"He doesn't link to anything - why bring receipts when calling out a supposedly vast media conspiracy? - but he's presumably responding to Joan Biskupic's December CNN article describing Alito as an "unhappy" winner. Which was itself a continuation of a 2022 Slate piece by Dahlia Lithwick and Mark Joseph Stern wondering why he's perpetually furious about everything. So, despite failing to show his work, Aguiñaga's not wrong about the general perception."
"My brother in Christ, what exactly do you think YOU'RE doing? A puff piece in Fox News hinting at a liberal media smear campaign? I will guarantee that drives more numbers than a long form CNN post the week between Christmas and New Year's. Even if it doesn't, it chases the only like and click it seeks from its audience of one."

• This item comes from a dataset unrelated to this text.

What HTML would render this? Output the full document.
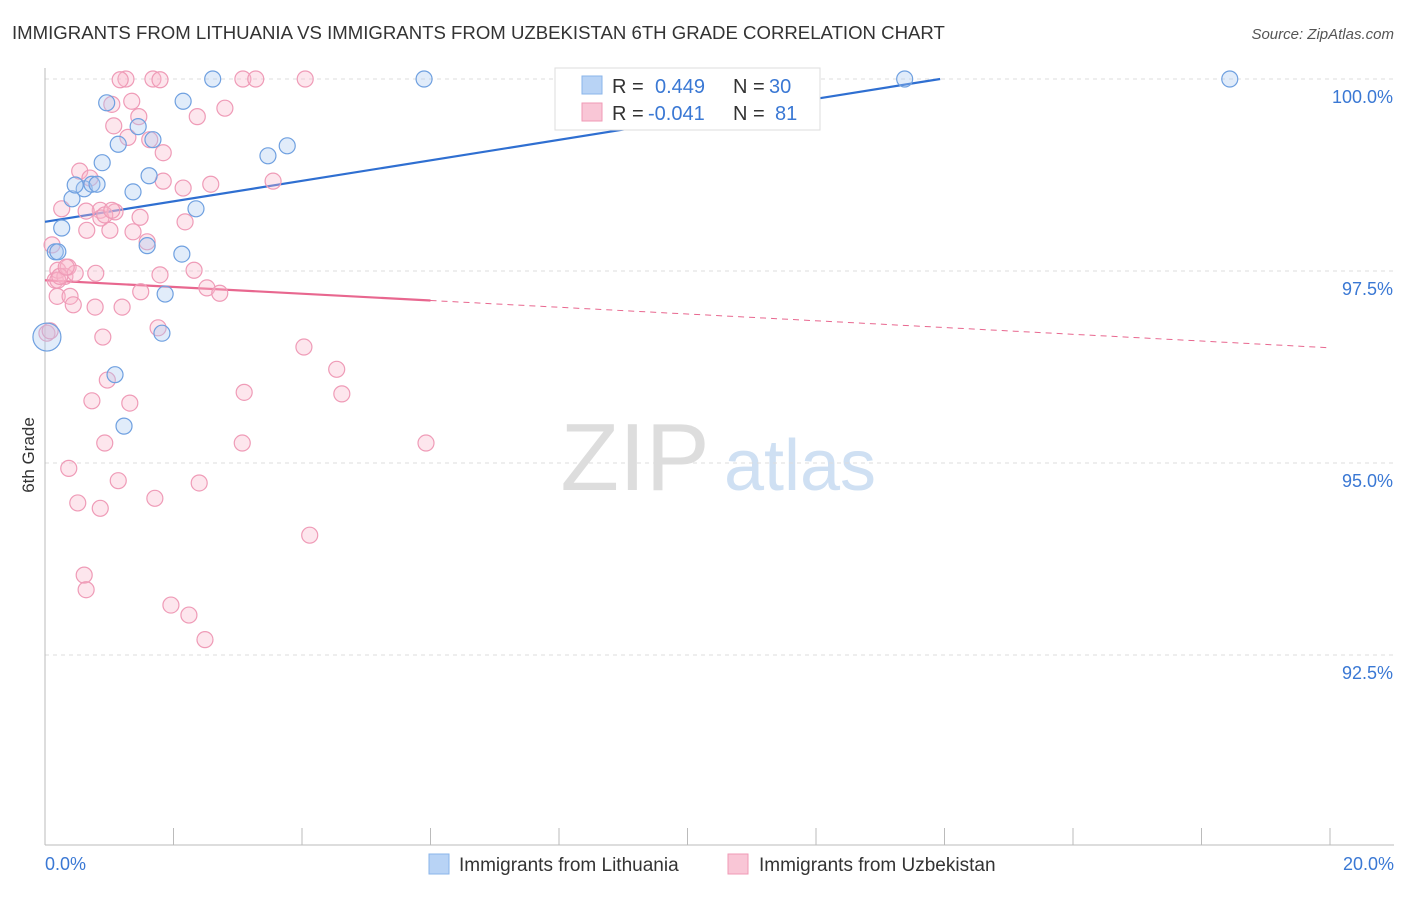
<!DOCTYPE html>
<html><head><meta charset="utf-8"><style>
body{margin:0;background:#fff;font-family:"Liberation Sans",sans-serif;}
svg text{font-family:"Liberation Sans",sans-serif;}
</style></head><body>
<svg id="c" width="1406" height="892" xmlns="http://www.w3.org/2000/svg">
<text x="12" y="39" font-size="18.6" fill="#333">IMMIGRANTS FROM LITHUANIA VS IMMIGRANTS FROM UZBEKISTAN 6TH GRADE CORRELATION CHART</text>
<text x="1394" y="39" font-size="15" fill="#555" text-anchor="end" font-style="italic">Source: ZipAtlas.com</text>
<text x="34" y="455" font-size="17" fill="#333" text-anchor="middle" transform="rotate(-90 34 455)">6th Grade</text>
<g><text x="635" y="490" font-size="96" fill="#ddd" text-anchor="middle" font-family="Liberation Serif">ZIP</text><text x="800" y="490" font-size="72" fill="#cfe0f3" text-anchor="middle">atlas</text></g>
<g id="grid"></g><g id="axes"></g><g id="lines"></g><g id="pts"></g>
<g>
<rect x="555" y="68" width="265" height="62" fill="#fff" stroke="#ddd"/>
<rect x="582" y="76" width="20" height="18" fill="#b8d3f5" stroke="#8ab4ea"/>
<text x="612" y="93" font-size="20" fill="#333">R = </text><text x="655" y="93" font-size="20" fill="#3a78d4">0.449</text>
<text x="733" y="93" font-size="20" fill="#333">N = </text><text x="769" y="93" font-size="20" fill="#3a78d4">30</text>
<rect x="582" y="103" width="20" height="18" fill="#f9c6d6" stroke="#f09ab6"/>
<text x="612" y="120" font-size="20" fill="#333">R = </text><text x="648" y="120" font-size="20" fill="#3a78d4">-0.041</text>
<text x="733" y="120" font-size="20" fill="#333">N = </text><text x="775" y="120" font-size="20" fill="#3a78d4">81</text>
</g>
<g>
<rect x="429" y="854" width="20" height="20" fill="#b8d3f5" stroke="#8ab4ea"/>
<text x="459" y="871" font-size="19" fill="#333">Immigrants from Lithuania</text>
<rect x="728" y="854" width="20" height="20" fill="#f9c6d6" stroke="#f09ab6"/>
<text x="759" y="871" font-size="19" fill="#333">Immigrants from Uzbekistan</text>
</g>
</svg>
<script>
const yTicks=[100,97.5,95,92.5];
const yTickLabels=["100.0%","97.5%","95.0%","92.5%"];
const xTickLabels=["0.0%","20.0%"];
const blueX=[0.16,0.26,0.42,0.61,0.47,0.73,0.81,0.89,0.96,1.14,1.23,1.09,1.37,1.45,1.59,1.62,1.68,1.82,1.87,2.15,2.13,2.35,2.61,3.47,3.77,5.90,13.38,18.44,0.03,0.20];
const blueY=[97.75,98.06,98.44,98.57,98.62,98.63,98.63,98.91,99.69,99.15,95.48,96.15,98.53,99.38,97.83,98.74,99.21,96.69,97.20,99.71,97.72,98.31,100,99.0,99.13,100,100,100,96.64,97.75];
const pinkX=[0.03,0.08,0.11,0.16,0.19,0.20,0.26,0.31,0.36,0.37,0.39,0.44,0.47,0.51,0.54,0.61,0.64,0.65,0.70,0.73,0.78,0.79,0.86,0.86,0.87,0.90,0.93,0.97,1.01,1.04,1.07,1.09,1.14,1.20,1.26,1.29,1.32,1.35,1.37,1.46,1.48,1.49,1.59,1.63,1.68,1.71,1.76,1.79,1.84,1.84,1.96,2.15,2.18,2.24,2.32,2.37,2.40,2.49,2.52,2.58,2.72,2.80,3.08,3.10,3.07,3.28,3.55,4.03,4.05,4.12,4.54,4.62,5.93,0.20,0.23,0.33,0.64,0.93,1.04,1.17,1.79];
const pinkY=[96.69,96.72,97.84,97.38,97.17,97.51,98.31,97.43,97.55,94.93,97.17,97.06,97.47,94.48,98.80,93.54,93.35,98.03,98.71,95.81,97.03,97.47,94.41,98.29,98.19,96.64,95.26,96.08,98.03,99.67,99.39,98.27,94.77,97.03,100,99.24,95.78,99.71,98.01,99.51,98.20,97.23,97.88,99.21,100,94.54,96.76,97.45,98.67,99.04,93.15,98.58,98.14,93.02,97.51,99.51,94.74,92.70,97.28,98.63,97.21,99.62,100,95.92,95.26,100,98.67,96.51,100,94.06,96.22,95.90,95.26,97.38,97.43,97.55,98.28,98.23,98.29,99.99,99.99];
const blueFit=[98.14,0.1335];
const pinkFit=[97.38,-0.044];
const NS="http://www.w3.org/2000/svg";
const X0=45,X1=1330,YTOP=79,PX=76.8;
const xs=v=>X0+(v/20)*(X1-X0);
const ys=v=>YTOP+(100-v)*PX;
function mk(p,t,a){const e=document.createElementNS(NS,t);for(const k in a)e.setAttribute(k,a[k]);document.getElementById(p).appendChild(e);return e;}
yTicks.forEach((t,i)=>{
 const l=mk('grid','line',{x1:X0,x2:1394,y1:ys(t),y2:ys(t),stroke:'#ddd','stroke-dasharray':'4,4'});
 
 
 const tx=mk('grid','text',{x:1393,y:ys(t)+24,'font-size':18,fill:'#3a78d4','text-anchor':'end'});
 tx.textContent=yTickLabels[i];
 
 
});
const ax=mk('axes','line',{x1:X0,x2:X0,y1:68,y2:845,stroke:'#bbb'});


const bx=mk('axes','line',{x1:X0,x2:1394,y1:845,y2:845,stroke:'#bbb'});


for(let i=0;i<=10;i++){
 const t=mk('axes','line',{x1:xs(i*2),x2:xs(i*2),y1:828,y2:845,stroke:'#bbb'});
 
 
}
[[0,'start',45],[20,'end',1394]].forEach((d,i)=>{
 const t=mk('axes','text',{x:d[2],y:870,'font-size':18,fill:'#3a78d4','text-anchor':d[1]});
 t.textContent=xTickLabels[i];
 
 
});
function dot(x,y,fill,stroke,r){
 const c=mk('pts','circle',{cx:xs(x),cy:ys(y),r:r,fill:fill,stroke:stroke,'stroke-width':1.2});
 
 
}
pinkX.forEach((x,i)=>dot(x,pinkY[i],'rgba(249,182,204,0.35)','#ef9bb7',8));
blueX.forEach((x,i)=>dot(x,blueY[i],'rgba(168,200,242,0.35)','#6fa0e0',i==28?14:8));
const bEnd=(100-blueFit[0])/blueFit[1];
const bl=mk('lines','line',{x1:xs(0),y1:ys(blueFit[0]),x2:xs(bEnd),y2:ys(100),stroke:'#2f6fd1','stroke-width':2.2});


const p1=mk('lines','line',{x1:xs(0),y1:ys(pinkFit[0]),x2:xs(6),y2:ys(pinkFit[0]+6*pinkFit[1]),stroke:'#e8678f','stroke-width':2.2});


const p2=mk('lines','line',{x1:xs(6),y1:ys(pinkFit[0]+6*pinkFit[1]),x2:xs(20),y2:ys(pinkFit[0]+20*pinkFit[1]),stroke:'#e8678f','stroke-width':1,'stroke-dasharray':'6,5'});


</script>
</body></html>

A public defense of Justice Samuel Alito omits source links and challenges portrayals of Alito as "unhappy," "aggrieved," and "wronged." The defense cites mundane personal details — eating Campbell's soup and not making clerks work weekends — as rebuttal to perceptions of perpetual fury. The defender serves as Louisiana Solicitor General and currently has a case before the Supreme Court seeking changes that would make it harder for Black voters to elect their chosen representatives. The conservative majority appears poised to weaken the Voting Rights Act. Public praise from a litigant with matters pending before a justice creates a damaging appearance-of-bias and ethical concern. Critics note partisan media tactics and hypocrisy about seeking clicks and audience validation.